Long story short: you need more money and it needs to last longer. So where do you start?
One prevalent misconception I see is that following government guidelines will provide for an eventual retirement. Maximizing your SEP, Simple or 401k can be a good tax strategy, but the government didn’t come up with these numbers as a guide to retirement; it’s simply the maximum they’ll allow you not to pay taxes on this year.
And social security? Even if it’s around in its current form at your retirement, the maximum benefit in 2019 is around $45,000 per year—not exactly travel-the-world, buy-a-lake-house, send-your-grandkids-to-college kind of money.
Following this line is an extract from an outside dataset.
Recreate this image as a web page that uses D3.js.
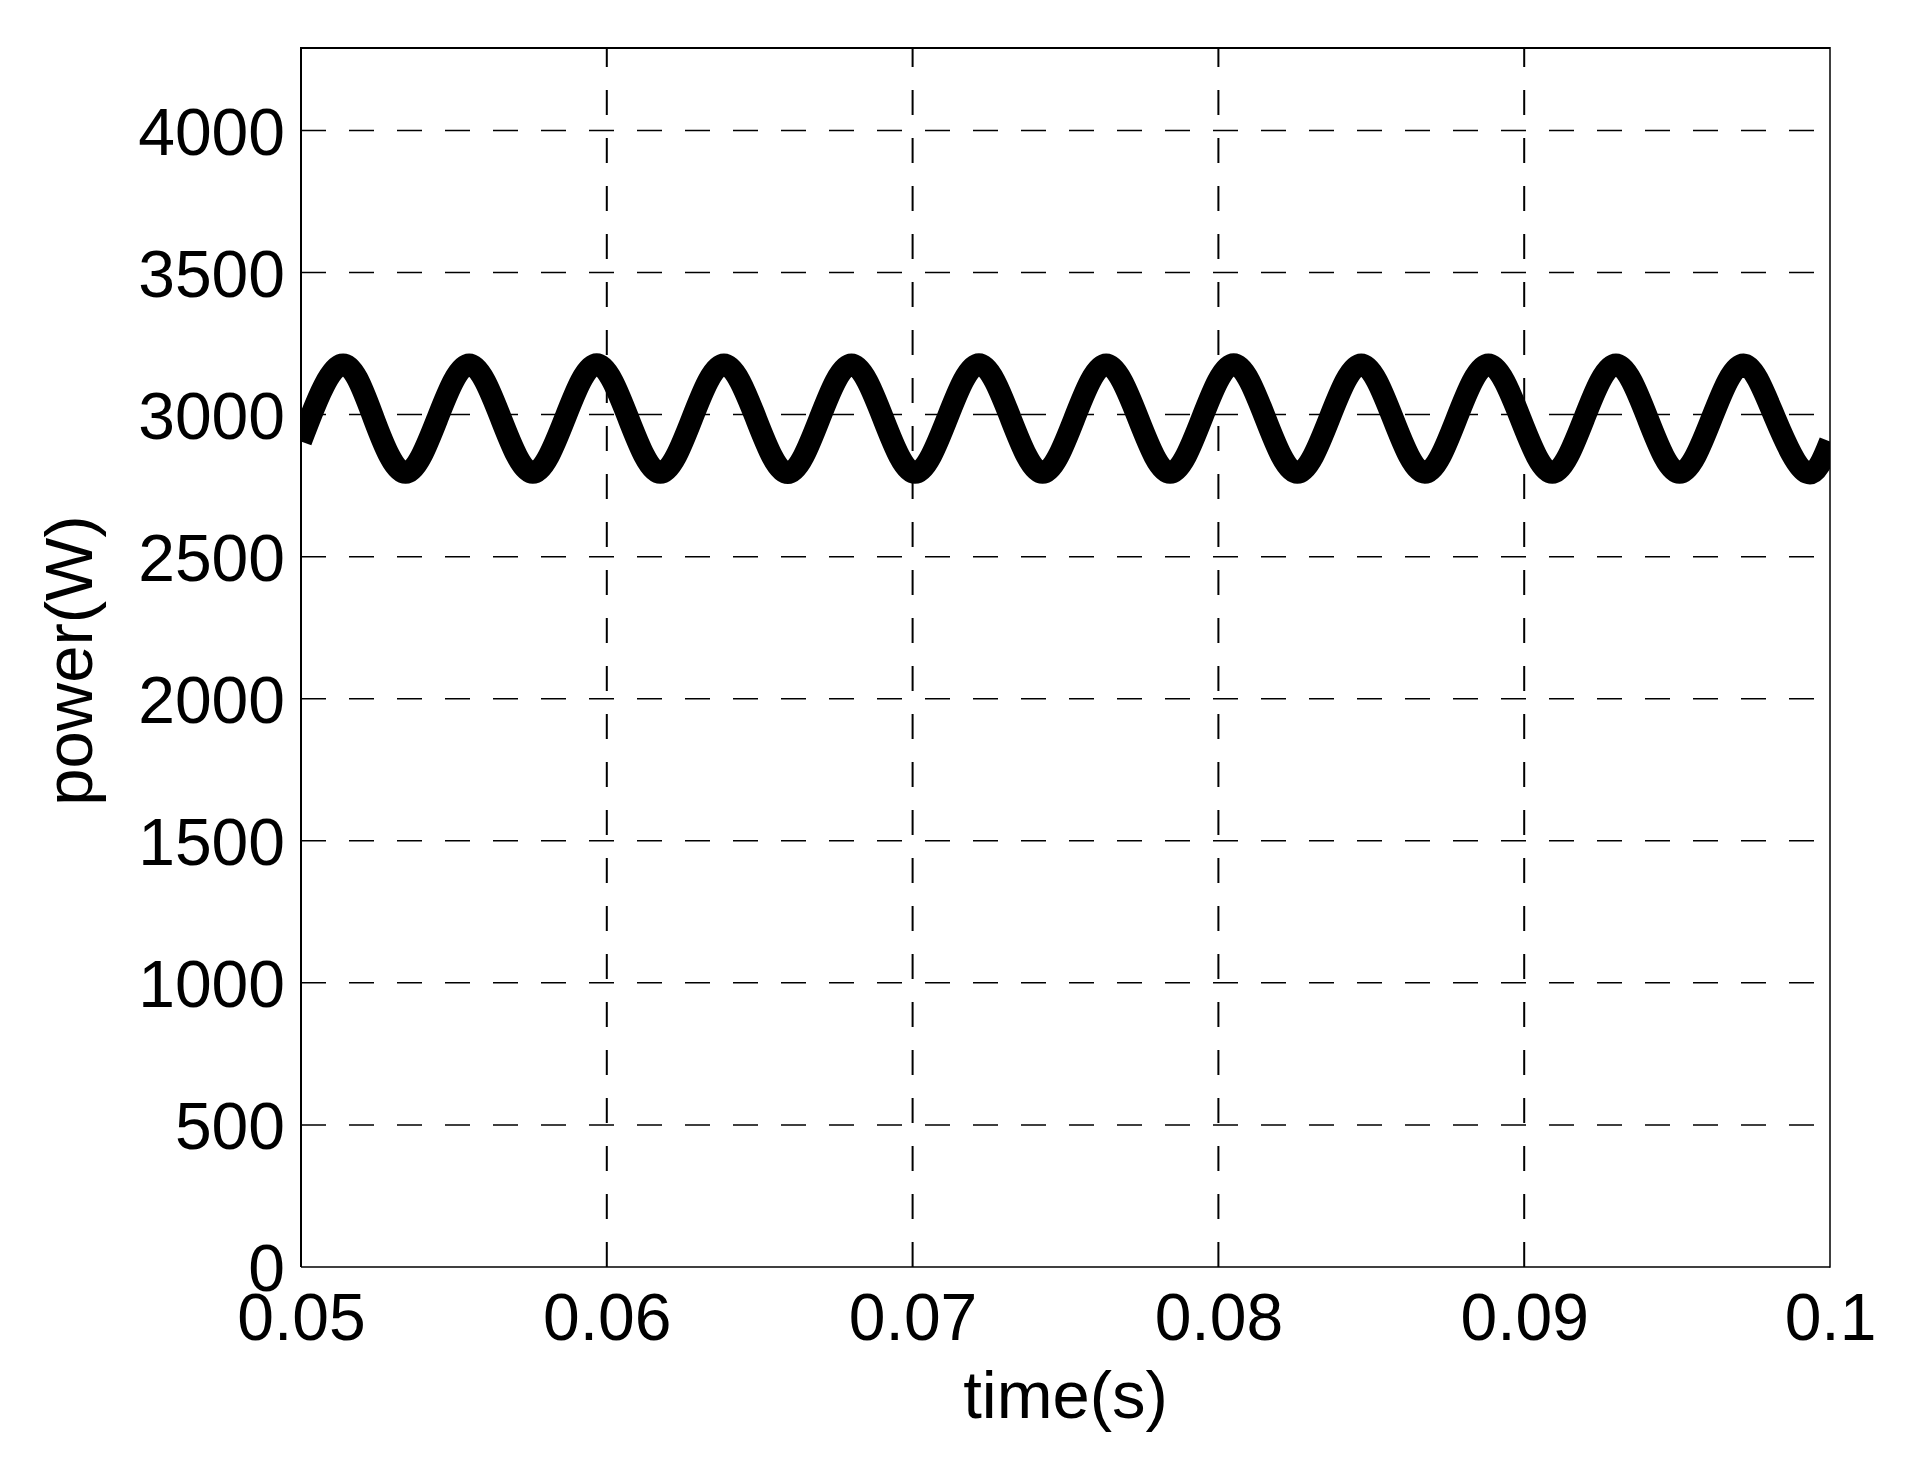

Planning for your golden years is a moving target and will change with life circumstances, but make sure your strategy is based on today’s mortality rates and expectations instead of your parents'. When I work with clients, we generate a savings number based on several methods of forecasting, then update annually. Whether you’re 3 or 30 years from your anticipated retirement, make sure your savings plan is doing what it should today, not when you’re ready to leave optometry!